Required task: The entries are to be returned exactly, with images left out.

Figure scripts
—————

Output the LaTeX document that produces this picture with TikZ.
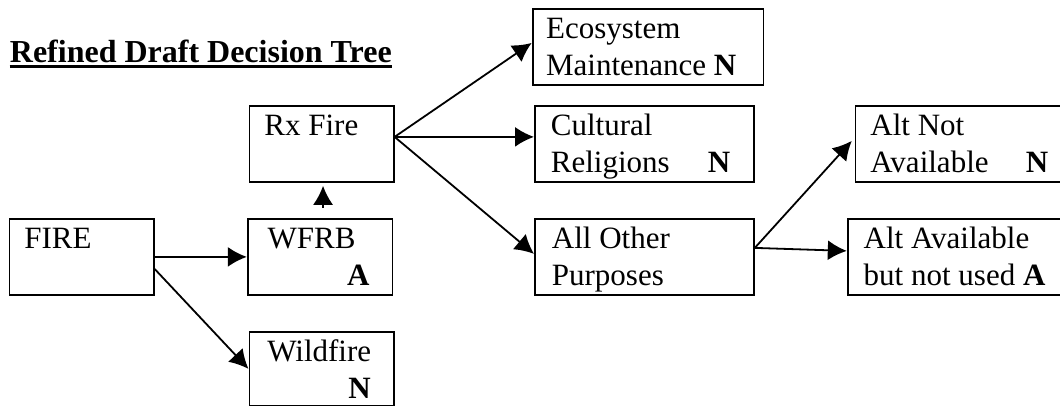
\documentclass[tikz,border=0pt]{standalone}
\usepackage{fontspec}
\setmainfont{Liberation Serif}
\usetikzlibrary{arrows.meta}

\begin{document}
\begin{tikzpicture}[x=0.5pt,y=-0.5pt,font=\fontsize{15.5pt}{18.5pt}\selectfont]
	\clip (0,0) rectangle (1060,406);
	\tikzstyle{BoxStyle}=[draw,line width=0.9pt,anchor=north west,align=flush left,inner xsep=7.5pt,inner ysep=0pt,text height=15pt,text depth=23pt]
	\tikzstyle{LinkStyle}=[line width=0.9pt,-{Latex[length=9.5pt,width=10pt]}]
	\node[anchor=base west,inner sep=0pt,font=\fontsize{16pt}{19pt}\selectfont\bfseries] (title) at (9.5,62.5) {Refined Draft Decision Tree};
	\draw[line width=1.5pt] ([yshift=-2.25pt]title.base west) -- ([yshift=-2.25pt]title.base east);
	\node[BoxStyle,text width=57.15pt] (fire) at (8.5,218) {FIRE};
	\node[BoxStyle,inner xsep=10pt,text width=52.35pt] (wfrb) at (246.8,218) {WFRB\\\hspace*{39.75pt}\textbf{A}};
	\node[BoxStyle,inner xsep=9pt,text width=54.15pt,text depth=22pt] (wild) at (248.5,331) {Wildfire\\\hspace*{40.5pt}\textbf{N}};
	\node[BoxStyle,text width=57.15pt] (rx) at (248.5,105) {Rx Fire};
	\node[BoxStyle,inner xsep=6.75pt,text width=101.95pt] (eco) at (531.7,8) {Ecosystem\\Maintenance \textbf{N}};
	\node[BoxStyle,inner xsep=8pt,text width=93.5pt] (cult) at (534,105) {Cultural\\\makebox[78.5pt][l]{Religions}\textbf{N}};
	\node[BoxStyle,inner xsep=8.5pt,text width=92.5pt] (other) at (534,218) {All Other\\Purposes};
	\node[BoxStyle,text width=92.5pt] (altno) at (854.5,105) {Alt Not\\\makebox[77.75pt][l]{Available}\textbf{N}};
	\node[BoxStyle,inner xsep=8pt,text width=102pt] (altav) at (846.8,218) {Alt Available\\but not used \textbf{A}};
	\draw[LinkStyle] (fire.east) -- (wfrb.west);
	\draw[LinkStyle] ([yshift=-6pt]fire.east) -- (wild.west);
	\draw[LinkStyle,shorten <=5pt,shorten >=1.5pt] ([xshift=1.5pt]wfrb.north) -- ([xshift=1.5pt]wfrb.north |- rx.south);
	\coordinate (rxout) at ([yshift=3.5pt]rx.east);
	\draw[LinkStyle] (rxout) -- ([yshift=2pt]eco.west);
	\draw[LinkStyle] (rxout) -- (rxout -| cult.west);
	\draw[LinkStyle] (rxout) -- ([yshift=1.5pt]other.west);
	\coordinate (otherout) at ([yshift=4.5pt]other.east);
	\draw[LinkStyle,shorten >=2pt] (otherout) -- ([yshift=3pt]altno.west);
	\draw[LinkStyle] (otherout) -- ([yshift=3pt]altav.west);
\end{tikzpicture}
\end{document}
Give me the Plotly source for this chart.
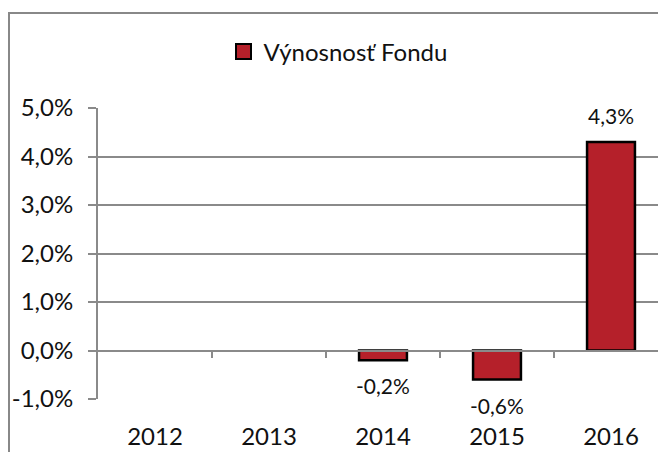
import plotly.graph_objects as go

years = ["2012", "2013", "2014", "2015", "2016"]
returns = [None, None, -0.2, -0.6, 4.3]
labels = ["", "", "-0,2%", "-0,6%", "4,3%"]
y_ticks = [-1, 0, 1, 2, 3, 4, 5]
y_tick_text = ["-1,0%", "0,0%", "1,0%", "2,0%", "3,0%", "4,0%", "5,0%"]
series_name = "Výnosnosť Fondu"

FONT = "Lato"
BAR_COLOR = "#B5202A"
W, H = 666, 452
ML, MR, MT, MB = 90, 6, 100, 61
PW, PH = W - ML - MR, H - MT - MB
xr = [-0.5, 4.5]

fig = go.Figure()
fig.add_trace(go.Bar(
    x=list(range(len(years))), y=returns, name=series_name,
    marker=dict(color=BAR_COLOR, line=dict(color="#000000", width=2.5)),
    width=0.42, legendgroup="f",
    showlegend=False, hoverinfo="skip",
))
# legend entry with a larger square swatch
fig.add_trace(go.Scatter(
    x=[None], y=[None], mode="markers", name=series_name, legendgroup="f",
    marker=dict(symbol="square", size=15, color=BAR_COLOR,
                line=dict(color="#000000", width=2)),
    showlegend=True, hoverinfo="skip",
))
# helper invisible trace for the zero-line axis with ticks
fig.add_trace(go.Scatter(x=[None], y=[None], xaxis="x2", yaxis="y",
                         showlegend=False, hoverinfo="skip"))

annotations = []
for i, (v, t) in enumerate(zip(returns, labels)):
    if v is None or not t:
        continue
    annotations.append(dict(
        x=i, y=v, xref="x", yref="y", text=t, showarrow=False,
        yanchor="bottom" if v >= 0 else "top",
        yshift=12 if v >= 0 else -11,
        font=dict(family=FONT, size=21, color="#111"),
    ))

fig.update_layout(
    width=W, height=H,
    margin=dict(l=ML, r=MR, t=MT, b=MB, autoexpand=False),
    paper_bgcolor="white", plot_bgcolor="white",
    font=dict(family=FONT, size=20, color="#111"),
    legend=dict(orientation="h", xref="container", x=330 / W, xanchor="center",
                yref="container", y=1 - 44 / H, yanchor="middle",
                itemsizing="trace",
                font=dict(family=FONT, size=24, color="#111")),
    xaxis=dict(range=xr, tickvals=list(range(len(years))), ticktext=years,
               showgrid=False, zeroline=False, showline=False, ticks="",
               automargin=False,
               ticklabelstandoff=21, tickfont=dict(family=FONT, size=24, color="#111")),
    xaxis2=dict(range=xr, overlaying="x", anchor="free", position=1 / 6,
                showline=True, linecolor="#8a8a8a", linewidth=2,
                ticks="outside", tickvals=[0.5, 1.5, 2.5, 3.5], ticklen=6,
                tickwidth=2, tickcolor="#8a8a8a", showticklabels=False,
                showgrid=False, zeroline=False, automargin=False),
    yaxis=dict(range=[-1, 5], tickvals=y_ticks, ticktext=y_tick_text,
               showgrid=True, gridcolor="#8a8a8a", gridwidth=2,
               zeroline=False, showline=True, linecolor="#8a8a8a", linewidth=2,
               ticks="outside", ticklen=8, tickwidth=2, tickcolor="#8a8a8a",
               automargin=False,
               ticklabelstandoff=10, tickfont=dict(family=FONT, size=24, color="#111")),
    annotations=annotations,
    shapes=[dict(type="rect", xref="paper", yref="paper",
                 x0=-(ML - 1) / PW, x1=1.05, y0=-0.5, y1=1 + (MT - 5) / PH,
                 line=dict(color="#888888", width=2), fillcolor="rgba(0,0,0,0)",
                 layer="below")],
)

fig.write_html("out.html")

—————

Output of the task:
Output the LaTeX document that produces this picture with TikZ.
\documentclass[tikz,border=0pt]{standalone}
\usepackage{fontspec}
\setmainfont{Liberation Serif}
\usetikzlibrary{arrows.meta}

\begin{document}
\begin{tikzpicture}[x=0.5pt,y=-0.5pt,font=\fontsize{15.5pt}{18.5pt}\selectfont]
	\clip (0,0) rectangle (1060,406);
	\tikzstyle{BoxStyle}=[draw,line width=0.9pt,anchor=north west,align=flush left,inner xsep=7.5pt,inner ysep=0pt,text height=15pt,text depth=23pt]
	\tikzstyle{LinkStyle}=[line width=0.9pt,-{Latex[length=9.5pt,width=10pt]}]
	\node[anchor=base west,inner sep=0pt,font=\fontsize{16pt}{19pt}\selectfont\bfseries] (title) at (9.5,62.5) {Refined Draft Decision Tree};
	\draw[line width=1.5pt] ([yshift=-2.25pt]title.base west) -- ([yshift=-2.25pt]title.base east);
	\node[BoxStyle,text width=57.15pt] (fire) at (8.5,218) {FIRE};
	\node[BoxStyle,inner xsep=10pt,text width=52.35pt] (wfrb) at (246.8,218) {WFRB\\\hspace*{39.75pt}\textbf{A}};
	\node[BoxStyle,inner xsep=9pt,text width=54.15pt,text depth=22pt] (wild) at (248.5,331) {Wildfire\\\hspace*{40.5pt}\textbf{N}};
	\node[BoxStyle,text width=57.15pt] (rx) at (248.5,105) {Rx Fire};
	\node[BoxStyle,inner xsep=6.75pt,text width=101.95pt] (eco) at (531.7,8) {Ecosystem\\Maintenance \textbf{N}};
	\node[BoxStyle,inner xsep=8pt,text width=93.5pt] (cult) at (534,105) {Cultural\\\makebox[78.5pt][l]{Religions}\textbf{N}};
	\node[BoxStyle,inner xsep=8.5pt,text width=92.5pt] (other) at (534,218) {All Other\\Purposes};
	\node[BoxStyle,text width=92.5pt] (altno) at (854.5,105) {Alt Not\\\makebox[77.75pt][l]{Available}\textbf{N}};
	\node[BoxStyle,inner xsep=8pt,text width=102pt] (altav) at (846.8,218) {Alt Available\\but not used \textbf{A}};
	\draw[LinkStyle] (fire.east) -- (wfrb.west);
	\draw[LinkStyle] ([yshift=-6pt]fire.east) -- (wild.west);
	\draw[LinkStyle,shorten <=5pt,shorten >=1.5pt] ([xshift=1.5pt]wfrb.north) -- ([xshift=1.5pt]wfrb.north |- rx.south);
	\coordinate (rxout) at ([yshift=3.5pt]rx.east);
	\draw[LinkStyle] (rxout) -- ([yshift=2pt]eco.west);
	\draw[LinkStyle] (rxout) -- (rxout -| cult.west);
	\draw[LinkStyle] (rxout) -- ([yshift=1.5pt]other.west);
	\coordinate (otherout) at ([yshift=4.5pt]other.east);
	\draw[LinkStyle,shorten >=2pt] (otherout) -- ([yshift=3pt]altno.west);
	\draw[LinkStyle] (otherout) -- ([yshift=3pt]altav.west);
\end{tikzpicture}
\end{document}
Give me the Plotly source for this chart.
import plotly.graph_objects as go

years = ["2012", "2013", "2014", "2015", "2016"]
returns = [None, None, -0.2, -0.6, 4.3]
labels = ["", "", "-0,2%", "-0,6%", "4,3%"]
y_ticks = [-1, 0, 1, 2, 3, 4, 5]
y_tick_text = ["-1,0%", "0,0%", "1,0%", "2,0%", "3,0%", "4,0%", "5,0%"]
series_name = "Výnosnosť Fondu"

FONT = "Lato"
BAR_COLOR = "#B5202A"
W, H = 666, 452
ML, MR, MT, MB = 90, 6, 100, 61
PW, PH = W - ML - MR, H - MT - MB
xr = [-0.5, 4.5]

fig = go.Figure()
fig.add_trace(go.Bar(
    x=list(range(len(years))), y=returns, name=series_name,
    marker=dict(color=BAR_COLOR, line=dict(color="#000000", width=2.5)),
    width=0.42, legendgroup="f",
    showlegend=False, hoverinfo="skip",
))
# legend entry with a larger square swatch
fig.add_trace(go.Scatter(
    x=[None], y=[None], mode="markers", name=series_name, legendgroup="f",
    marker=dict(symbol="square", size=15, color=BAR_COLOR,
                line=dict(color="#000000", width=2)),
    showlegend=True, hoverinfo="skip",
))
# helper invisible trace for the zero-line axis with ticks
fig.add_trace(go.Scatter(x=[None], y=[None], xaxis="x2", yaxis="y",
                         showlegend=False, hoverinfo="skip"))

annotations = []
for i, (v, t) in enumerate(zip(returns, labels)):
    if v is None or not t:
        continue
    annotations.append(dict(
        x=i, y=v, xref="x", yref="y", text=t, showarrow=False,
        yanchor="bottom" if v >= 0 else "top",
        yshift=12 if v >= 0 else -11,
        font=dict(family=FONT, size=21, color="#111"),
    ))

fig.update_layout(
    width=W, height=H,
    margin=dict(l=ML, r=MR, t=MT, b=MB, autoexpand=False),
    paper_bgcolor="white", plot_bgcolor="white",
    font=dict(family=FONT, size=20, color="#111"),
    legend=dict(orientation="h", xref="container", x=330 / W, xanchor="center",
                yref="container", y=1 - 44 / H, yanchor="middle",
                itemsizing="trace",
                font=dict(family=FONT, size=24, color="#111")),
    xaxis=dict(range=xr, tickvals=list(range(len(years))), ticktext=years,
               showgrid=False, zeroline=False, showline=False, ticks="",
               automargin=False,
               ticklabelstandoff=21, tickfont=dict(family=FONT, size=24, color="#111")),
    xaxis2=dict(range=xr, overlaying="x", anchor="free", position=1 / 6,
                showline=True, linecolor="#8a8a8a", linewidth=2,
                ticks="outside", tickvals=[0.5, 1.5, 2.5, 3.5], ticklen=6,
                tickwidth=2, tickcolor="#8a8a8a", showticklabels=False,
                showgrid=False, zeroline=False, automargin=False),
    yaxis=dict(range=[-1, 5], tickvals=y_ticks, ticktext=y_tick_text,
               showgrid=True, gridcolor="#8a8a8a", gridwidth=2,
               zeroline=False, showline=True, linecolor="#8a8a8a", linewidth=2,
               ticks="outside", ticklen=8, tickwidth=2, tickcolor="#8a8a8a",
               automargin=False,
               ticklabelstandoff=10, tickfont=dict(family=FONT, size=24, color="#111")),
    annotations=annotations,
    shapes=[dict(type="rect", xref="paper", yref="paper",
                 x0=-(ML - 1) / PW, x1=1.05, y0=-0.5, y1=1 + (MT - 5) / PH,
                 line=dict(color="#888888", width=2), fillcolor="rgba(0,0,0,0)",
                 layer="below")],
)

fig.write_html("out.html")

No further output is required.